Каждый человек так или иначе принимал участие в торжественных церемониях. Семейная и общинная жизнь друг друга взаимно дополняли и создавали поводы для веселья, которые многие люди, вспоминая о своей работе, проклинали, но о которых всерьез никто не задумывался. Дальние родственники теряли целый день ради бракосочетания. Весь город устраивал праздник по случаю рождения ребенка у короля, назначения нового епископа, сообщения об очередной победе короля или о заключении какого-нибудь мира. А когда переговоры о мире приходилось возобновлять раз десять подряд и заключать друг за другом не менее пятнадцати перемирий, каждое из них служило поводом для торжественной церковной службы и для того, чтобы на целый день остановить работу. Естественно, когда умирал кто-либо из членов религиозного братства, на похороны собиралось все братство, а когда умирала жена адвоката или бывшего прокурора, в последний путь ее провожал весь Парламент. Получение кем-то докторской степени было равнозначно выходному дню для всего факультета — даже для Парламента, — причем школяры, не приглашенные виновником торжества на банкет, без труда находили кувшин вина и собеседников в тавернах. Тщетно пытались реформаторы — в 1423, 1436 и, наконец, в 1464 году — излечить университет от этой дорогостоящей и отнимающей время мании банкетов. Банкеты нравились всем: и тем, кто в них участвовал, и всем прочим.
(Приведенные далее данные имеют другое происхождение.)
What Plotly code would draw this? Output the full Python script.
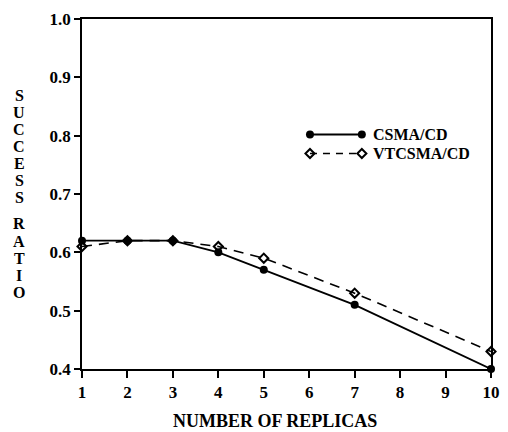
import plotly.graph_objects as go

replicas = [1, 2, 3, 4, 5, 7, 10]
csma_cd = [0.62, 0.62, 0.62, 0.60, 0.57, 0.51, 0.40]
vtcsma_cd = [0.61, 0.62, 0.62, 0.61, 0.59, 0.53, 0.43]
series_names = ["CSMA/CD", "VTCSMA/CD"]
x_ticks = [1, 2, 3, 4, 5, 6, 7, 8, 9, 10]
y_ticks = [0.4, 0.5, 0.6, 0.7, 0.8, 0.9, 1.0]
x_title = "NUMBER OF REPLICAS"
y_title_words = ["SUCCESS", "RATIO"]

FONT = "Liberation Serif"
fnt_tick = dict(family=FONT, size=17, color="black", weight="bold")
fnt_text = dict(family=FONT, size=18, color="black", weight="bold")
fnt_legend = dict(family=FONT, size=16, color="black", weight="bold")
fnt_letters = dict(family=FONT, size=16, color="black", weight="bold")

# plot area in page pixels: x 82..500, y 19..369
PL, PR, PT, PB = 82, 500, 19, 369
PW, PH = PR - PL, PB - PT
FIG_W, FIG_H = 508, 432

def px_x(p):
    return (p - PL) / PW

def px_y(p):
    return (PB - p) / PH

fig = go.Figure()
fig.add_trace(go.Scatter(
    x=replicas, y=csma_cd, mode="lines+markers", name=series_names[0],
    line=dict(color="black", width=1.8),
    marker=dict(symbol="circle", size=8, color="black"),
    showlegend=False, cliponaxis=False))
fig.add_trace(go.Scatter(
    x=replicas, y=vtcsma_cd, mode="lines+markers", name=series_names[1],
    line=dict(color="black", width=1.6, dash="10px,7px"),
    marker=dict(symbol="diamond-open", size=7, color="black", line=dict(width=2)),
    showlegend=False, cliponaxis=False))

# custom legend keys on an overlay axis (0..1 of the plot area)
leg_x = [px_x(315), px_x(368)]
leg_y = [px_y(134.5), px_y(153.5)]
fig.add_trace(go.Scatter(
    x=leg_x, y=[leg_y[0]] * 2, xaxis="x2", yaxis="y2", mode="lines+markers",
    line=dict(color="black", width=1.8),
    marker=dict(symbol="circle", size=8, color="black"),
    showlegend=False, hoverinfo="skip"))
fig.add_trace(go.Scatter(
    x=leg_x, y=[leg_y[1]] * 2, xaxis="x2", yaxis="y2", mode="lines+markers",
    line=dict(color="black", width=1.6, dash="7px,6px"),
    marker=dict(symbol="diamond-open", size=7, color="black", line=dict(width=2)),
    showlegend=False, hoverinfo="skip"))

annotations = []
for name, yy in zip(series_names, leg_y):
    annotations.append(dict(x=px_x(377), y=yy, xref="paper", yref="paper", text=name,
                            showarrow=False, xanchor="left", yanchor="middle", font=fnt_legend))

annotations.append(dict(x=px_x(279), y=px_y(421), xref="paper", yref="paper", text=x_title,
                        showarrow=False, xanchor="center", yanchor="middle", font=fnt_text))

# stacked vertical y-axis title letters
word_starts = [95.5, 224]
pitch = 17
for w, start in zip(y_title_words, word_starts):
    for i, ch in enumerate(w):
        annotations.append(dict(x=px_x(18), y=px_y(start + i * pitch),
                                xref="paper", yref="paper", text=ch,
                                showarrow=False, xanchor="center", yanchor="middle",
                                font=fnt_letters))

fig.update_layout(
    width=FIG_W, height=FIG_H,
    margin=dict(l=PL, r=FIG_W - PR, t=PT, b=FIG_H - PB),
    paper_bgcolor="white", plot_bgcolor="white",
    font=fnt_tick,
    showlegend=False,
    xaxis=dict(range=[1, 10], tickvals=x_ticks, showgrid=False, zeroline=False,
               showline=True, linecolor="black", linewidth=1.5, mirror=True,
               ticks="outside", ticklen=7, tickwidth=1.5, tickcolor="black",
               tickfont=fnt_tick, ticklabeloverflow="allow"),
    yaxis=dict(range=[0.4, 1.0], tickvals=y_ticks, tickformat=".1f", showgrid=False,
               zeroline=False, showline=True, linecolor="black", linewidth=1.5,
               mirror=True, ticks="outside", ticklen=6, tickwidth=1.5,
               tickcolor="black", tickfont=fnt_tick, ticklabeloverflow="allow"),
    xaxis2=dict(range=[0, 1], overlaying="x", visible=False),
    yaxis2=dict(range=[0, 1], overlaying="y", visible=False),
    annotations=annotations,
)

fig.write_html("out.html", config={"displayModeBar": False},
               post_script="document.body.style.margin='0';document.body.style.overflow='hidden';")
Если принять во внимание, что они не пропускали ни одного торжества и добавляли к ним еще многие другие праздники, не фигурировавшие ни в каких требниках, но наполнявшие таверны народом — например, праздник дураков, осла, боба, простофиль, — то получается, что учителя и школяры работали самое большее сто пятьдесят дней в году. Вот что искупало те вставания ни свет ни заря, которые приходилось терпеть в будние дни.